Remote-friendly hybrid

A remote-friendly hybrid arrangement leverages the flexibility of a hybrid workplace in expanding talent acquisition reach while still preserving opportunities for in-person collaboration among some team members.

Remote only

In this work style, employees work entirely from home. These companies traditionally have a legacy of remote-friendly work, which allowed them to thrive as fully-remote throughout the pandemic.

Create a Comprehensive Hybrid Work Policy

Your hybrid work policy should outline the guidelines, expectations, and benefits of your hybrid work model of choice.

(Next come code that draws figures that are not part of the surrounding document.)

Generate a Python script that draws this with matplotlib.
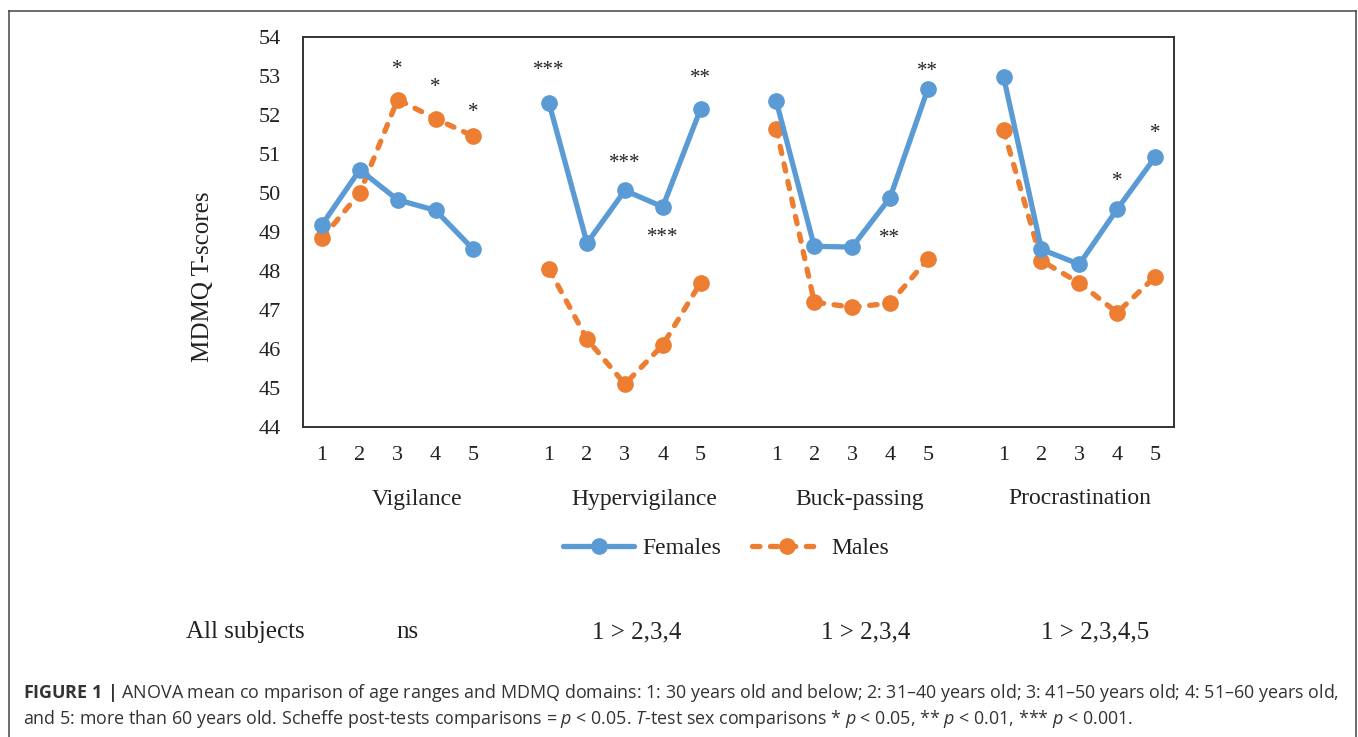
import matplotlib
matplotlib.use("Agg")
import matplotlib.pyplot as plt
from matplotlib.lines import Line2D
import numpy as np

plt.rcParams['font.family'] = ['Liberation Serif', 'DejaVu Serif']
plt.rcParams['mathtext.fontset'] = 'custom'
plt.rcParams['mathtext.rm'] = 'Open Sans'
plt.rcParams['mathtext.it'] = 'Open Sans:italic'
plt.rcParams['mathtext.bf'] = 'Open Sans:bold'

domains = ["Vigilance", "Hypervigilance", "Buck-passing", "Procrastination"]
age_ranges = ["1", "2", "3", "4", "5"]

females_vig = [49.18, 50.59, 49.82, 49.55, 48.55]
females_hyp = [52.29, 48.71, 50.06, 49.64, 52.15]
females_buck = [52.34, 48.63, 48.61, 49.87, 52.66]
females_proc = [52.97, 48.55, 48.17, 49.58, 50.91]

males_vig = [48.83, 50.00, 52.39, 51.90, 51.45]
males_hyp = [48.04, 46.25, 45.10, 46.10, 47.70]
males_buck = [51.64, 47.20, 47.07, 47.17, 48.30]
males_proc = [51.61, 48.26, 47.69, 46.93, 47.85]

# t-test markers: (domain index, age index, label, y position)
stars = [(0, 2, "*", 53.27), (0, 3, "*", 52.81), (0, 4, "*", 52.17),
         (1, 0, "***", 53.25), (1, 2, "***", 50.87), (1, 3, "***", 48.97), (1, 4, "**", 53.04),
         (2, 3, "**", 48.94), (2, 4, "**", 53.22),
         (3, 3, "*", 50.41), (3, 4, "*", 51.63)]

scheffe = ["ns", "1 > 2,3,4", "1 > 2,3,4", "1 > 2,3,4,5"]

blue = "#5B9BD5"
orange = "#ED7D31"
txt = "#222222"

fig = plt.figure(figsize=(13.58, 7.37), dpi=100)
ax = fig.add_axes([303 / 1358, 1 - 427 / 737, (1174 - 303) / 1358, (427 - 36.7) / 737])

females = [females_vig, females_hyp, females_buck, females_proc]
males = [males_vig, males_hyp, males_buck, males_proc]

for d in range(4):
    xs = np.arange(5) + d * 6
    ax.plot(xs, females[d], color=blue, lw=3.8, marker="o", ms=11,
            solid_capstyle="round", label="Females" if d == 0 else None, zorder=3)
    ax.plot(xs, males[d], color=orange, lw=3.8, marker="o", ms=11,
            linestyle=(0, (1.4, 2.0)), dash_capstyle="round",
            label="Males" if d == 0 else None, zorder=2)

for d, a, lab, y in stars:
    ax.text(d * 6 + a, y - 0.12, lab, ha="center", va="center", fontsize=15, color=txt)

ax.set_xlim(-0.5, 22.5)
ax.set_ylim(44, 54)
ax.set_yticks(range(44, 55))
ticks = [d * 6 + a for d in range(4) for a in range(5)]
ax.set_xticks(ticks)
ax.set_xticklabels(age_ranges * 4)
ax.tick_params(length=0, labelsize=16, colors=txt)
ax.tick_params(axis="y", pad=16)
ax.tick_params(axis="x", pad=14)
for s in ax.spines.values():
    s.set_color("#333333")
    s.set_linewidth(1.4)

fig.text(203 / 1358, 1 - 277 / 737, "MDMQ T-scores", rotation=90, ha="center", va="center",
         fontsize=18, color=txt)

group_x = [2.5, 8.5, 14.2, 20.0]
for gx, name in zip(group_x, domains):
    ax.text(gx, 44 - 72 / 39.03, name, ha="center", va="center", fontsize=17, color=txt)

leg = ax.legend(loc="center", bbox_to_anchor=(726 / 1358, 1 - 548 / 737),
                bbox_transform=fig.transFigure, ncol=2, frameon=False, fontsize=17,
                handlelength=3.0, columnspacing=1.3, handletextpad=0.35)
for t in leg.get_texts():
    t.set_color(txt)

# All subjects row
fig.text(245 / 1358, 1 - 632 / 737, "All subjects", ha="center", va="center", fontsize=18, color=txt)
for gx, lab in zip([407, 637, 866, 1095], scheffe):
    fig.text(gx / 1358, 1 - 632 / 737, lab, ha="center", va="center", fontsize=18, color=txt)

# caption
cap1 = (r"$\mathbf{FIGURE\ 1\ |}$ ANOVA mean co mparison of age ranges and MDMQ domains: 1: 30 years old and below; "
        r"2: 31–40 years old; 3: 41–50 years old; 4: 51–60 years old,")
cap2 = (r"and 5: more than 60 years old. Scheffe post-tests comparisons = $\mathit{p}$ < 0.05. "
        r"$\mathit{T}$-test sex comparisons * $\mathit{p}$ < 0.05, ** $\mathit{p}$ < 0.01, *** $\mathit{p}$ < 0.001.")
fig.text(23 / 1358, 1 - 693 / 737, cap1, ha="left", va="center", fontsize=12.9,
         family="Open Sans", color="#333333")
fig.text(23 / 1358, 1 - 719 / 737, cap2, ha="left", va="center", fontsize=12.9,
         family="Open Sans", color="#333333")

# outer frame
x0, x1, y0 = 8.5 / 1358, 1355.5 / 1358, 1 - 11 / 737
for xs_, ys_ in [([x0, x0], [0, y0]), ([x0, x1], [y0, y0]), ([x1, x1], [y0, 0])]:
    fig.add_artist(Line2D(xs_, ys_, transform=fig.transFigure, color="#444444", lw=1.1))

fig.savefig("out.png", dpi=100)
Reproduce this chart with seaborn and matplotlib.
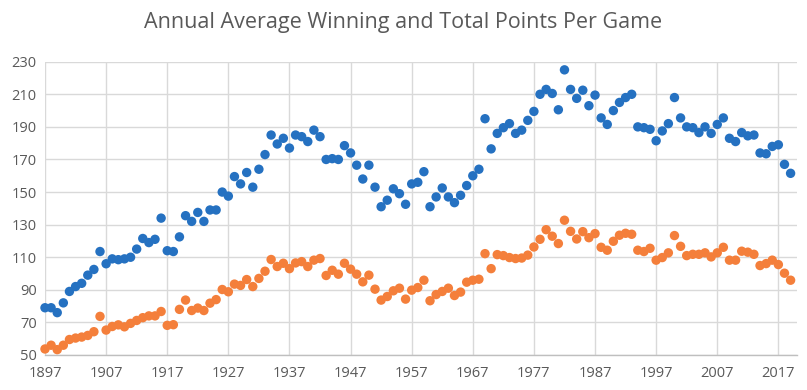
import numpy as np
import pandas as pd
import matplotlib
matplotlib.use("Agg")
import matplotlib.pyplot as plt
import seaborn as sns

years = list(range(1897, 2020))

winning = [
    79, 79, 76, 82, 89, 92, 94, 99, 102.5, 113.5,        # 1897-1906
    106, 109, 108.5, 109, 110, 115, 121.5, 119, 121, 134,  # 1907-1916
    114, 113.5, 122.5, 135.5, 132, 137.5, 132, 139, 139, 150,  # 1917-1926
    147.5, 159.5, 155, 162, 153, 164, 173, 185, 179.5, 183,  # 1927-1936
    177, 185, 184, 181, 188, 184, 170, 170.5, 170, 178.5,  # 1937-1946
    174, 166.5, 158, 166.5, 153, 141, 145, 152, 149, 142.5,  # 1947-1956
    155, 156, 162.5, 141, 147, 152.5, 147, 143.5, 148, 154,  # 1957-1966
    160, 164, 195, 176.5, 186, 189.5, 192, 186, 188, 194,  # 1967-1976
    199.5, 210, 213, 210.5, 200.5, 225, 213, 207.5, 212.5, 203,  # 1977-1986
    209.5, 195.5, 191.5, 200, 205, 208, 210, 190, 189.5, 188.5,  # 1987-1996
    181.5, 187.5, 192, 208, 195.5, 190, 189.5, 186.5, 190, 186,  # 1997-2006
    191.5, 195.5, 183, 181, 186.5, 184.5, 185, 174, 173.5, 178,  # 2007-2016
    179, 167, 161.5,                                      # 2017-2019
]

total = [
    53.7, 56, 53.3, 56, 59.5, 60.4, 61, 62, 64.3, 73.7,    # 1897-1906
    65.3, 67.5, 68.5, 67.3, 69.4, 71.2, 72.9, 74, 74, 76.7,  # 1907-1916
    68.2, 68.6, 78, 83.7, 77.3, 78.8, 77.3, 81.8, 84, 90.2,  # 1917-1926
    88.8, 93.5, 92.7, 96.3, 92, 97, 101.4, 108.6, 104.3, 106.3,  # 1927-1936
    103, 106.5, 107.3, 104.3, 108.2, 109.2, 98.8, 102, 99.6, 106.3,  # 1937-1946
    102.7, 99.6, 94.9, 99, 90.4, 83.7, 85.9, 89.4, 91, 84.3,  # 1947-1956
    89.8, 91.4, 95.9, 83.3, 87.1, 89, 91, 86.5, 88.6, 94.7,  # 1957-1966
    95.9, 96.5, 112.2, 103, 111.6, 111, 109.8, 109.2, 109.5, 111.3,  # 1967-1976
    116.3, 121, 126.9, 122.9, 118.4, 132.7, 125.9, 121.2, 125.7, 122,  # 1977-1986
    124.5, 116.1, 114.3, 119.8, 123.5, 124.7, 124.1, 114.3, 113.5, 115.5,  # 1987-1996
    108.2, 109.8, 112.7, 123.3, 116.7, 111, 111.8, 111.8, 112.7, 110.2,  # 1997-2006
    112.7, 116.1, 108.2, 108.2, 113.7, 113.1, 111.8, 104.9, 106.1, 108.2,  # 2007-2016
    105.5, 100.2, 95.9,                                   # 2017-2019
]

x_ticks = list(range(1897, 2018, 10))
y_ticks = list(range(50, 231, 20))

df = pd.DataFrame({
    "Year": years * 2,
    "Points": winning + total,
    "Series": ["Winning"] * len(years) + ["Total"] * len(years),
})

sns.set_theme(style="white")
plt.rcParams["font.family"] = ["Open Sans", "DejaVu Sans"]

fig = plt.figure(figsize=(8.07, 3.90), dpi=100)
ax = fig.add_axes([45 / 807, 1 - 355 / 390, (796.7 - 45) / 807, (355 - 61.7) / 390])

sns.scatterplot(
    data=df, x="Year", y="Points", hue="Series",
    palette={"Winning": "#2571C1", "Total": "#F47F3B"},
    s=46, edgecolor="none", linewidth=0, legend=False, ax=ax,
    clip_on=False, zorder=3,
)

ax.set_xlim(1897, 2020)
ax.set_ylim(50, 230)
ax.set_xticks(x_ticks)
ax.set_yticks(y_ticks)
ax.set_xlabel("")
ax.set_ylabel("")
ax.grid(True, color="#d9d9d9", linewidth=1.0, zorder=0)
ax.set_axisbelow(True)
for side in ["top", "right", "left"]:
    ax.spines[side].set_visible(False)
ax.spines["bottom"].set_color("#bfbfbf")
ax.spines["bottom"].set_linewidth(1.0)
ax.tick_params(axis="both", length=0, labelsize=10.5, labelcolor="#595959")
ax.tick_params(axis="x", pad=8)
ax.tick_params(axis="y", pad=6)

fig.suptitle("Annual Average Winning and Total Points Per Game",
             x=0.5, y=0.97, fontsize=15.5, color="#595959")

fig.savefig("out.png", dpi=100, facecolor="white")
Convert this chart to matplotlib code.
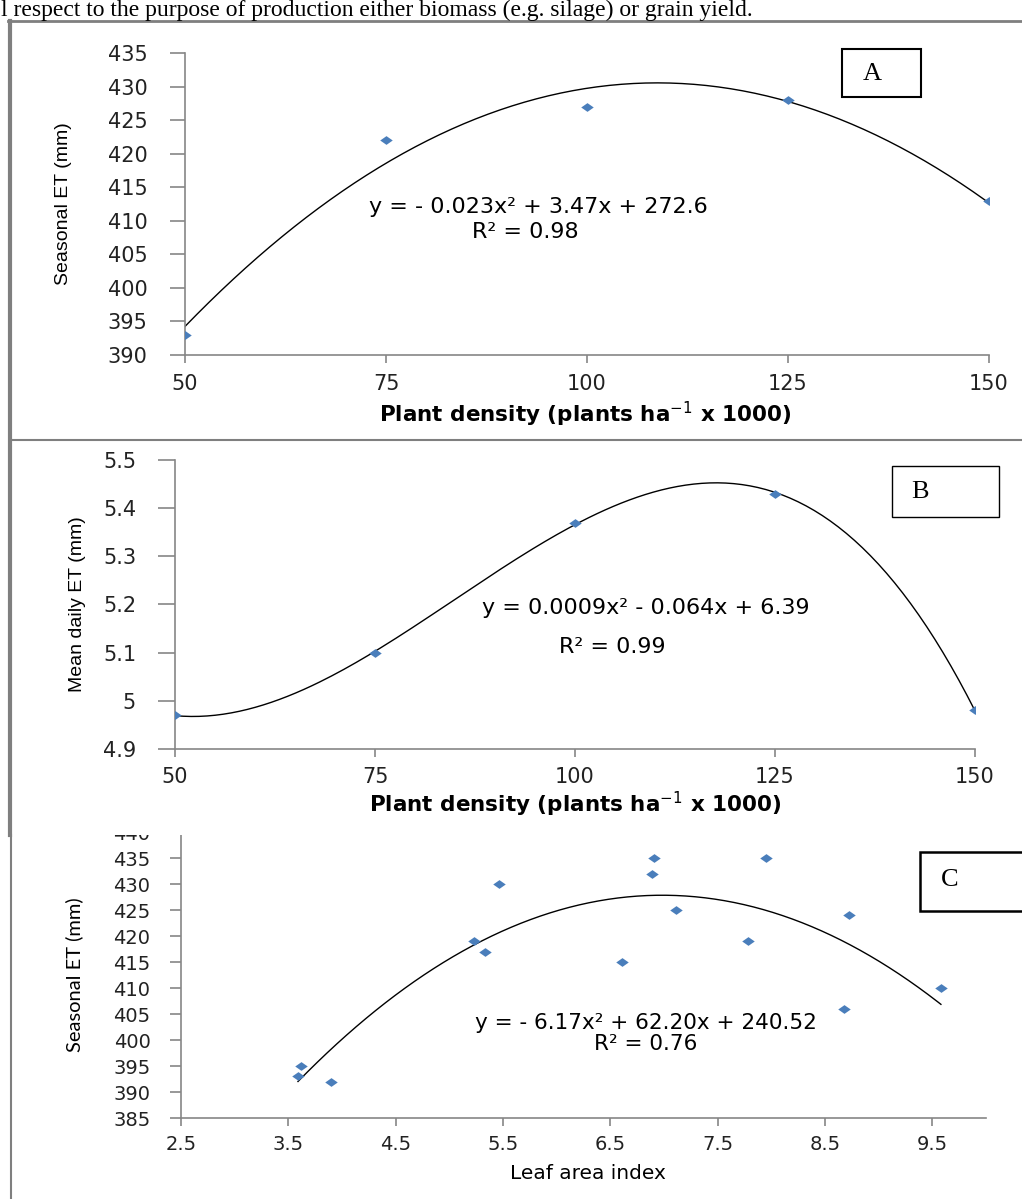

Ensure all employees can access the policy and encourage open feedback.

Take a look at these Scoop guides on how to manage a hybrid work policy:

Rethink Your Office Space

Once you determine what type of hybrid work strategy best suits your organization, it's time to reassess your real estate situation and create the right workplace for your company.

Invest in how your organization plans to use its space.

If your workplace will primarily be used for collaboration, consider swapping out traditional desks for additional hands-on spaces like conference rooms or communal seating areas.

Be sure you have the right amount of space.

Reduced capacity and less office usage in a hybrid workplace may allow your company to downsize its physical office investment. It's time to consider right-sizing your office space investment to be sure you have enough (but not too much) space for everyone.

Track how your office space usage changes over time.

You may better understand how employees utilize your office space if you consider investing in a system to track and understand who comes into the office and on what days.

Optimize your office design.

Check out our handy guide on Post-Pandemic Office Design for the Hybrid Workplace.

Make a Communication Plan.

Transparent communication is critical to ensuring all employees stay informed and engaged, regardless of their work location. Companies must prioritize clear and inclusive communication, providing equitable access to information and opportunities for remote and in-office workers alike.

Effective hybrid work relies on a synchronized workflow that enables team members to collaborate efficiently across different locations. Employers should establish clear protocols and guidelines to ensure seamless integration between remote and in-office work processes.

That said, robust communication and collaboration tools are the backbone of a thriving hybrid working environment. Companies should invest in reliable video conferencing, instant messaging, project management, and document-sharing platforms to ensure seamless interaction among remote and in-office teams.

Remember, over-communication is the key to improving hybrid workplace communication!

Embracing the Future of Work: Thriving with Hybrid Work

As the global workforce enters the post-COVID era, hybrid work has emerged as a powerful solution combining remote and in-office work benefits. By adopting best practices and fostering a culture of communication and flexibility, you can effectively implement a successful hybrid work model within your organization. Embracing hybrid work not only improves employee satisfaction and productivity but also positions companies to thrive in the dynamic and ever-evolving landscape of the modern workforce.

Remember, successfully implementing a hybrid work model requires adaptability, responsiveness, and a commitment to nurturing a collaborative and inclusive work environment. Businesses can take full advantage of the hybrid work model's potential by empowering employees with choice and leveraging technology to connect teams. As the future of work unfolds, embracing this flexible approach can lead to a more engaged, productive, and successful team.